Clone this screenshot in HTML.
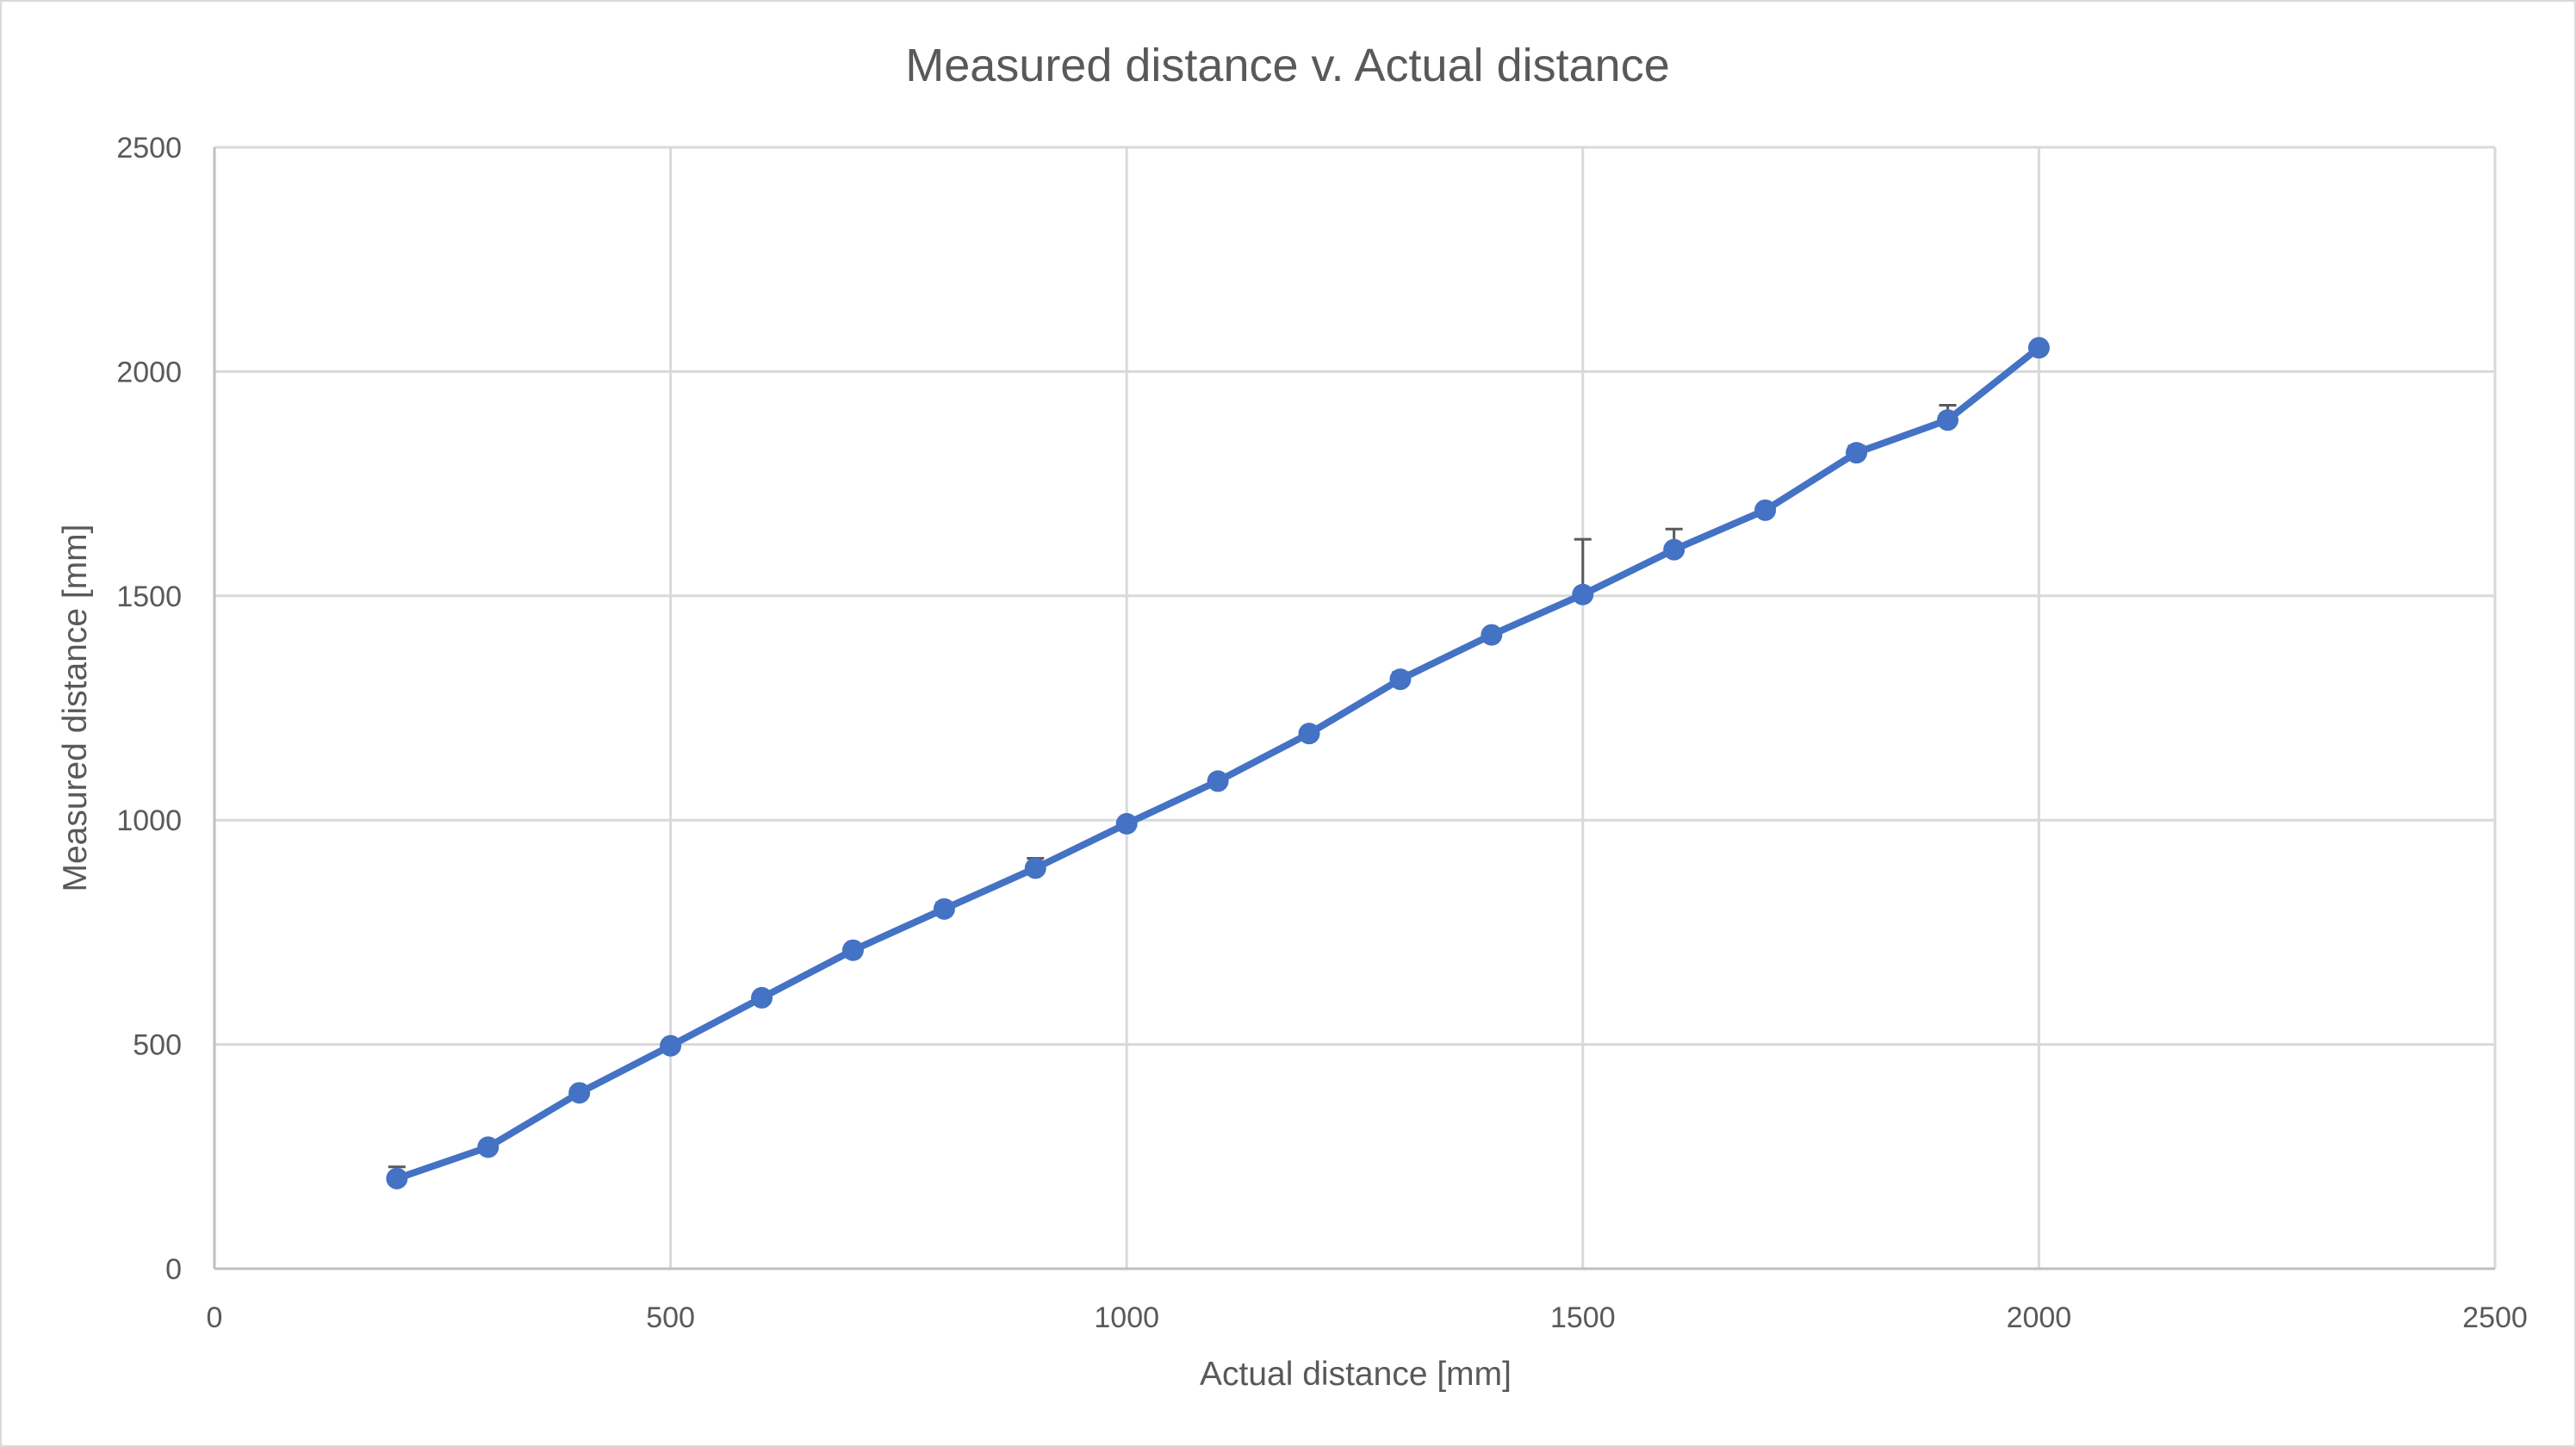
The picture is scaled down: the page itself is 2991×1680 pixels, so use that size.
<!DOCTYPE html>
<html><head><meta charset="utf-8"><style>
html,body{margin:0;padding:0;background:#fff;}
svg{display:block;font-family:"Liberation Sans",sans-serif;}
</style></head><body>
<svg width="2991" height="1680" viewBox="0 0 2991 1680" xmlns="http://www.w3.org/2000/svg">
<rect x="1" y="1" width="2989" height="1678" fill="#fff" stroke="#d9d9d9" stroke-width="2"/>
<text x="1495" y="94" text-anchor="middle" font-size="54" fill="#595959">Measured distance v. Actual distance</text>
<g id="grid"></g>
<g id="axes"></g>
<g id="series"></g>
<text x="1574" y="1608" text-anchor="middle" font-size="39" fill="#595959">Actual distance [mm]</text>
<text x="0" y="0" transform="translate(100,822) rotate(-90)" text-anchor="middle" font-size="39" fill="#595959">Measured distance [mm]</text>
</svg>
<script>
const xValues=[200,300,400,500,600,700,800,900,1000,1100,1200,1300,1400,1500,1600,1700,1800,1900,2000];
const yValues=[201,271,392,497,604,710,802,893,992,1087,1193,1314,1413,1503,1603,1691,1819,1892,2053];
const errPlus=[26,4,4,4,4,4,14,22,4,4,4,15,4,123,46,4,15,33,0];
const xTicks=[0,500,1000,1500,2000,2500];
const yTicks=[0,500,1000,1500,2000,2500];
const L=249,R=2897,T=171,B=1473;
function sx(v){return L+v/2500*(R-L);}
function sy(v){return B-v/2500*(B-T);}
const NS="http://www.w3.org/2000/svg";
function mk(tag,attrs,parent){const e=document.createElementNS(NS,tag);for(const k in attrs)e.setAttribute(k,attrs[k]);parent.appendChild(e);return e;}
const grid=document.getElementById('grid'),axes=document.getElementById('axes'),ser=document.getElementById('series');
xTicks.forEach(t=>{
 const l=mk('line',{x1:sx(t),x2:sx(t),y1:T,y2:B,stroke:'#d9d9d9','stroke-width':3},grid);
 
 
 const tx=mk('text',{x:sx(t),y:1541,'text-anchor':'middle','font-size':34,fill:'#595959'},axes);
 tx.textContent=t;
 
 
});
yTicks.forEach(t=>{
 const l=mk('line',{x1:L,x2:R,y1:sy(t),y2:sy(t),stroke:'#d9d9d9','stroke-width':3},grid);
 
 
 const tx=mk('text',{x:211,y:sy(t)+12,'text-anchor':'end','font-size':34,fill:'#595959'},axes);
 tx.textContent=t;
 
 
});
const ax1=mk('line',{x1:L,x2:R,y1:B,y2:B,stroke:'#bfbfbf','stroke-width':3},axes);


const ax2=mk('line',{x1:L,x2:L,y1:T,y2:B,stroke:'#bfbfbf','stroke-width':3},axes);


xValues.forEach((x,i)=>{
 if(errPlus[i]<=0)return;
 const g=mk('g',{stroke:'#595959','stroke-width':3},ser);
 
 
 mk('line',{x1:sx(x),x2:sx(x),y1:sy(yValues[i]),y2:sy(yValues[i]+errPlus[i])},g);
 mk('line',{x1:sx(x)-10,x2:sx(x)+10,y1:sy(yValues[i]+errPlus[i]),y2:sy(yValues[i]+errPlus[i])},g);
});
const pl=mk('polyline',{points:xValues.map((x,i)=>sx(x)+','+sy(yValues[i])).join(' '),fill:'none',stroke:'#4472c4','stroke-width':8,'stroke-linejoin':'round'},ser);


xValues.forEach((x,i)=>{
 const c=mk('circle',{cx:sx(x),cy:sy(yValues[i]),r:12.5,fill:'#4472c4'},ser);
 
 
});
</script>
</body></html>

**WRITTEN EXERCISE**. Go through the listing above and locate each line that holds the word "size". Copy those lines.

**RESPONSE TO THIS EXERCISE**.
The picture is scaled down: the page itself is 2991×1680 pixels, so use that size.
<text x="1495" y="94" text-anchor="middle" font-size="54" fill="#595959">Measured distance v. Actual distance</text>
<text x="1574" y="1608" text-anchor="middle" font-size="39" fill="#595959">Actual distance [mm]</text>
<text x="0" y="0" transform="translate(100,822) rotate(-90)" text-anchor="middle" font-size="39" fill="#595959">Measured distance [mm]</text>
 const tx=mk('text',{x:sx(t),y:1541,'text-anchor':'middle','font-size':34,fill:'#595959'},axes);
 const tx=mk('text',{x:211,y:sy(t)+12,'text-anchor':'end','font-size':34,fill:'#595959'},axes);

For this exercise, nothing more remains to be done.